“Ustaad, do parathay or ek doodh patti!” (Two parathas and one cup tea). That was the first voice I heard as I entered into the New Bismillah Afridi hotel and restaurant, located near my residence in North Karachi.
It was about 7:30am and almost all tables were occupied. The whole environment was bursting with the mesmerising smell of parathas being fried and sounds of eggs crackling in the same flat pan.
This dhaba (roadside tea hotel) is located on my way to the bus stop, from where I catch my university bus. During the four years I have attended university, I have repeatedly seen the usual breakfast routine with speedy service but somehow, never had enough time to chat with the servers.
What struck me every time I saw them was their tireless energy in those early hours of the day. Be it the server, the tea-maker or the paratha cook, every one looked so focused, smoothly carrying out their tedious daily tasks, efficiently running their dhaba.
The ubiquitous dhaba for the everyman
You will find dhabas in every nook and cranny of Karachi, and most of them are owned and managed by Pathans. The main clientele of such dhabas are menial workers, students and blue collar workers who visit these affordable eating places for breakfast or to spend some leisure time over a cup of tea after a hectic day.
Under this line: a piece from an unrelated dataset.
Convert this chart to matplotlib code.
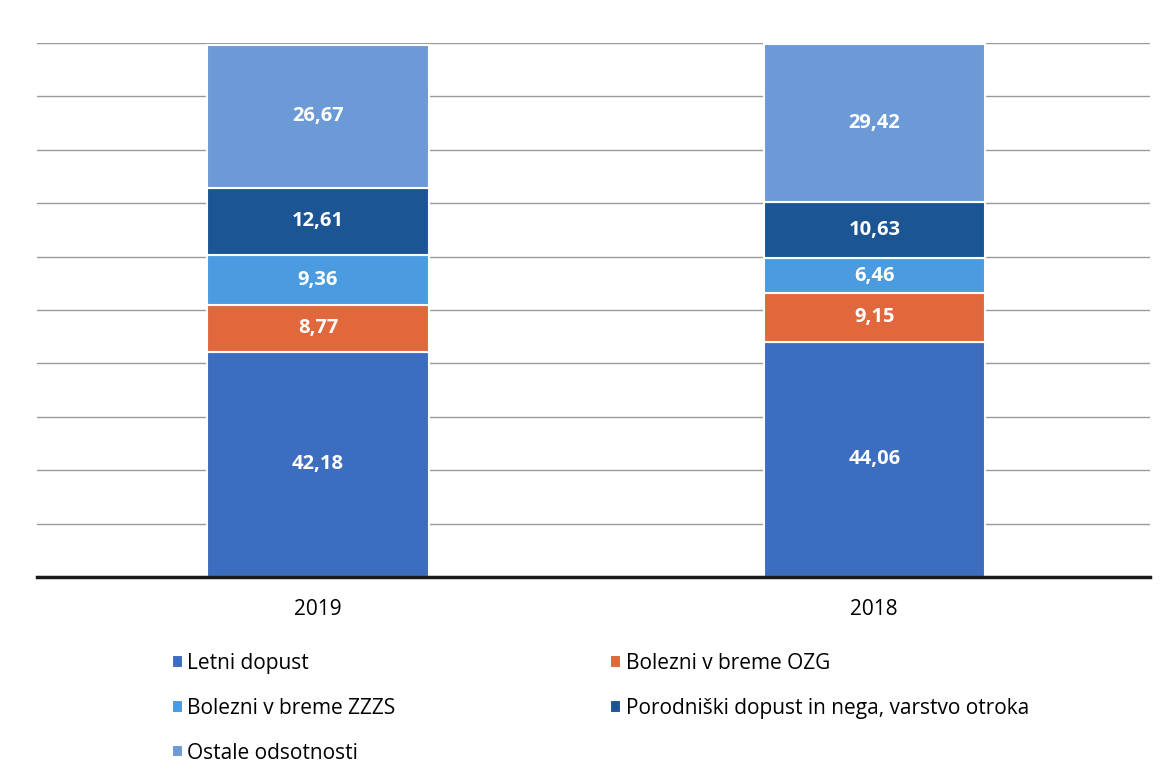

Here they can watch TV or enjoy some popular film music and sometimes old favourites. It is now a trend for young people to hang out at dhabas in the evening, savouring a variety of parathas and tea.
Some like a cup of tea in the open air, for others dhabas are like a second home
At a time when even the well-to-do feel the financial crunch, for the common man it is impossible to afford tea or a meal in a cafe or a fancy restaurant. Roadside dhabas also provide a decent meal at reasonable rates, although the quality of food is debatable. Nonetheless, dhabas in Karachi are rapidly expanding making it a lucrative enterprise in times when it is hard to set up a business.
With the rise in dhaba culture in Karachi, you see families eating hot parathas with a steaming daal fry or just sipping doodh patti or kahwa, late into the night. The food is freshly cooked and full of flavour.
Chai dhabas are popular in the subcontinent as people are attached to chai to refresh them as well as to enjoy the camaraderie of those who enjoy a simple, tasteful meal that is easy on the pocket, which is another reason why people frequent the same dhabas. Dhabas or chai khanas are an indication of a basic lifestyle that got lost in the commonplace undertakings of our materialistic culture.
Abdul Karim, waiting for his order with some friends, told me he has breakfast here on a daily basis. His family is in Charsadda, while he lives in Karachi with some friends. He usually has his meals at the dhaba which is like his second home. Alamgir Khan, the cashier said that a number of policemen, working class people and students visit every day for tea and samosas or to have a quick lunch.
Tariq says that it is the reasonable cost which keeps him from going to any other place for breakfast. A paratha is for Rs25, with an omelette priced at Rs40, and a delightful cup of tea for Rs20.
Dhabas or roadside restaurants are very much a part of every city and town in Pakistan. For many dhaba enthusiasts believe, there is no breakfast in the world that can match a garma-garam steaming cup of tea, the overwhelming smell of parathas being cooked, the omelette with fresh green chilli and the thick malai (cream) with sugar sprinkled on top for dipping the paratha.